How much does diabetes cost the nation?
- Total health care and related costs for the treatment of diabetes run about $174 billion annually.
- Of this total, direct medical costs (e.g., hospitalizations, medical care, treatment supplies) account for about $116 billion.
The other $58 billion covers indirect costs such as disability payments, time lost from work, and premature death.
Diabetes Is Preventable
Almost 24 million Americans have diabetes, a serious disease in which blood glucose (blood sugar) levels are above normal. Most people with diabetes have type 2, which used to be called adult-onset diabetes. At one time, type 2 diabetes was more common in people over age 45. But now more young people, even children, have the disease because many are overweight or obese.
Plan to get at least 30-minutes of physical activity 5-days each week to help you lose weight. You can get this amount in small ways throughout the day. If you have not been active, talk to your doctor and start slowly to build up to your goal.
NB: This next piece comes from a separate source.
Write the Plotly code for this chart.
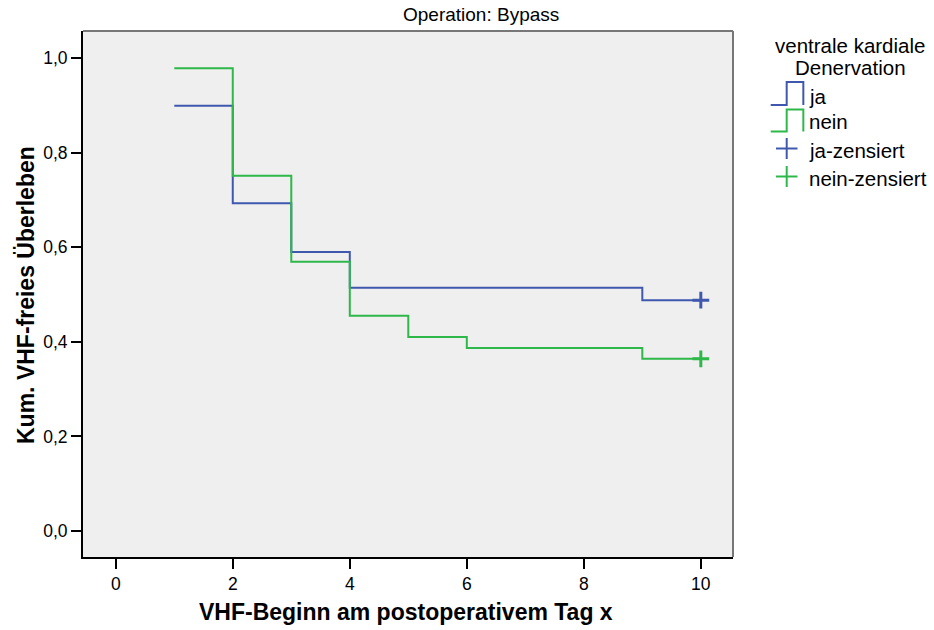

Below are some ideas to fit more physical activity into your day:
Park your car farther away from stores, movie theaters, or your office.
Use TV breaks to stretch, take a quick walk around your home, do some sit-ups, or march in place.
Get your friends and family involved. Set a standing walking date. Or do something that everyone enjoys, like shoot hoops, take a bike ride, or line dance.
Walk during your lunch break
Deliver a message to a co-worker in person instead of by e-mail. Take the stairs to your office instead of the elevator.
Start Making Healthy Food Choices
Start today to:
Eat a variety of colorful vegetables and fruits.
Choose whole grain foods, such as whole wheat bread and crackers, oatmeal, brown rice,and cereals.
Lower fat intake by broiling or baking poultry,meats, and fish instead of frying.
Lighten your recipes by using nonfat or low-fat milk, yogurt, cheese, sour cream, cream cheese, or mayonnaise. Use cooking spray instead of oil.
Avoid getting too hungry by eating a healthy snack between meals.
Do not keep chips, cookies, or candy in your home. Instead, for snacks have raw vegetables, fruit, low-fat or nonfat yogurt, or a handful of nuts, pumpkinseeds, or sunflower seeds.
Choose water to drink.
Start Your own personal health Game Plan to Prevent Diabetes
The key to losing weight and preventing diabetes is to make long-term changes which work for you each and every day.
Taking these steps is a great way to get started to lose weight help a diabetic condition.